Thiel è anche il principale esponente di quella che è stata definita la «PayPal Mafia», un insieme di co-fondatori ed ex dipendenti di PayPal che hanno poi contribuito a dar vita ad altre aziende tecnologiche, accentrando su di sé un crescente potere non solo economico ma anche politico.
Anche Musk fa parte del giro.
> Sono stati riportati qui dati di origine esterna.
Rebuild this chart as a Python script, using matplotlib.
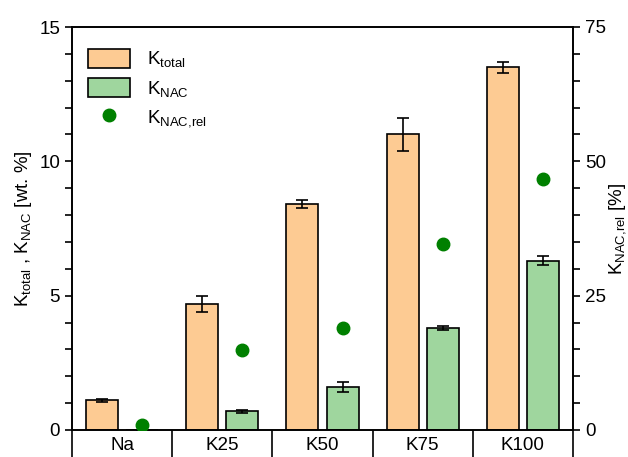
import numpy as np
import matplotlib.pyplot as plt
from matplotlib.ticker import MultipleLocator, FixedLocator, NullFormatter

plt.rcParams['font.family'] = ['Liberation Sans', 'DejaVu Sans']

samples = ['Na', 'K25', 'K50', 'K75', 'K100']
k_total = [1.1, 4.7, 8.4, 11.0, 13.5]
k_total_err = [0.07, 0.3, 0.15, 0.6, 0.2]
k_nac = [0.0, 0.7, 1.6, 3.8, 6.3]
k_nac_err = [0.0, 0.06, 0.18, 0.08, 0.17]
k_nac_rel = [0.9, 14.9, 19.0, 34.7, 46.8]

orange = '#fdcb93'
green = '#9fd69e'
dot_green = '#008000'
fs = 13.5

x = np.arange(len(samples))
w = 0.32

fig = plt.figure(figsize=(6.28, 4.57), dpi=100)
ax = fig.add_axes([72/628, 27/457, 501/628, 403/457])

ax.bar(x - 0.2, k_total, w, color=orange, edgecolor='black', linewidth=1.2,
       yerr=k_total_err, capsize=4, error_kw=dict(elinewidth=1.2, capthick=1.2),
       label='K$_{\\mathregular{total}}$', zorder=2)
ax.bar(x + 0.2, k_nac, w, color=green, edgecolor='black', linewidth=1.2,
       yerr=k_nac_err, capsize=4, error_kw=dict(elinewidth=1.2, capthick=1.2),
       label='K$_{\\mathregular{NAC}}$', zorder=2)

ax2 = ax.twinx()
ax2.plot(x + 0.2, k_nac_rel, 'o', color=dot_green, markersize=9,
         label='K$_{\\mathregular{NAC{,}rel}}$', zorder=3)

ax.set_xlim(-0.5, 4.5)
ax.set_ylim(0, 15)
ax2.set_ylim(0, 75)

# category separators below the axis, names centred between them
ax.xaxis.set_major_locator(FixedLocator(np.arange(-0.5, 5, 1)))
ax.xaxis.set_major_formatter(NullFormatter())
ax.xaxis.set_minor_locator(FixedLocator(x))
ax.set_xticklabels(samples, minor=True)
ax.tick_params(axis='x', which='major', direction='out', length=20, width=1.2)
ax.tick_params(axis='x', which='minor', length=0, pad=5, labelsize=fs)

ax.yaxis.set_major_locator(MultipleLocator(5))
ax.yaxis.set_minor_locator(MultipleLocator(1))
ax.tick_params(axis='y', which='major', direction='out', length=5, width=1.2, labelsize=fs)
ax.tick_params(axis='y', which='minor', direction='out', length=5, width=1.2)

ax2.yaxis.set_major_locator(MultipleLocator(25))
ax2.yaxis.set_minor_locator(MultipleLocator(5))
ax2.tick_params(axis='y', which='major', direction='out', length=5, width=1.2, labelsize=fs)
ax2.tick_params(axis='y', which='minor', direction='out', length=5, width=1.2)

for a in (ax, ax2):
    for s in a.spines.values():
        s.set_linewidth(1.2)

ax.set_ylabel('K$_{\\mathregular{total}}$ , K$_{\\mathregular{NAC}}$ [wt. %]', fontsize=fs, labelpad=4)
ax2.set_ylabel('K$_{\\mathregular{NAC{,}rel}}$ [%]', fontsize=fs, rotation=90)
ax2.yaxis.set_label_coords(1.07, 0.5)

h1, l1 = ax.get_legend_handles_labels()
h2, l2 = ax2.get_legend_handles_labels()
ax.legend(h1 + h2, l1 + l2, loc='upper left', bbox_to_anchor=(0.032, 0.945),
          borderpad=0, borderaxespad=0, frameon=False, fontsize=fs,
          handlelength=2.24, handleheight=1.2, labelspacing=0.42,
          handletextpad=0.9)

fig.savefig('out.png', dpi=100)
E pure David Sacks, scelto ora da Trump come consigliere speciale della Casa Bianca per le criptovalute e l’intelligenza artificiale
Adesso ci ritroviamo dunque Musk a gestire i fondi destinati ai principali enti governativi, tra cui la Nasa di cui è al contempo fornitore e concorrente (con SpaceX), Thiel che fornisce servizi strategici per la sicurezza nazionale, Sachs che sarà l’uomo che sussurra al presidente in materia di bitcoin e AI. Stiamo entrando in una fase nuova, in cui la PayPal Mafia mette direttamente le mani sugli apparati statunitensi. E mentre questa parte della Silicon Valley trasloca a Washington, l’altra – i vari Zuckerberg, Bezos e compagnia – è giunta alla conclusione che Trump è meglio avercelo dalla propria parte, anziché contro. «Business First», altro che democrazia liberale.